Streaming video service VidAngel offers customers the option to stream "clean" versions of movies in order to avoid offending their delicate eyes and ears. The service allowed users to "purchase" a movie from VidAngel for $20, stream a potentially filtered version according to their preference, and then "sell" the movie back to VidAngel for $19. Their argument is that customers "own" a copy of the film while streaming it.

In VidAngel Copyright Case, Court Rules "Star Wars Is Star Wars, Even Without Princess Leia's Bikini Scene"

Hollywood disagrees, and they sued VidAngel in federal court in 2016 to stop them from unlicensed video streaming. An injunction was imposed on VidAngel forcing them to cease offering their service. VidAngel has since launched a streaming service that works on top of existing services like Netflix or Hulu, filtering out offensive content, while appealing the injunction in court.

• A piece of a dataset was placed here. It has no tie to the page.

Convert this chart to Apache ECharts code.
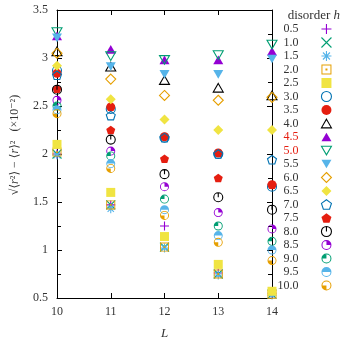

A judge has ruled that the court was within its rights in issuing the injunction, and the ruling contains a geeky Easter Egg. VidAngel offered two defenses for its service: first, that it was operating under the provisions of the Family Movie Act of 2005, which allows the editing of an authorized copy of a film, and second, that VidAngel's censoring of the videos is "profoundly transformative" and therefore fair use under copyright law.

In the first case, the court ruled that VidAngel is not using an authorized copy of the films, and so is disqualified. On the second, the U.S Court of Appeals Ninth Circuit said that editing offensive bits out of a movie isn't transformative, adding: "Star Wars is still Star Wars, even without Princess Leia's bikini scene."

While VidAngel's rogue censorship program appears to be doomed, that doesn't mean their idea is completely useless. Sony thought it was a good enough idea to copy in releasing their own "Clean Version" program, offering altered copies of their own movies. However, the program was soon attacked by the Director's Guild, which claimed that Sony's censoring ways violated their own agreement with the studio.

It looks like, for now, if you don't want to watch Princess Leia's bikini scene in Return of the Jedi, you'll have to edit it out yourself.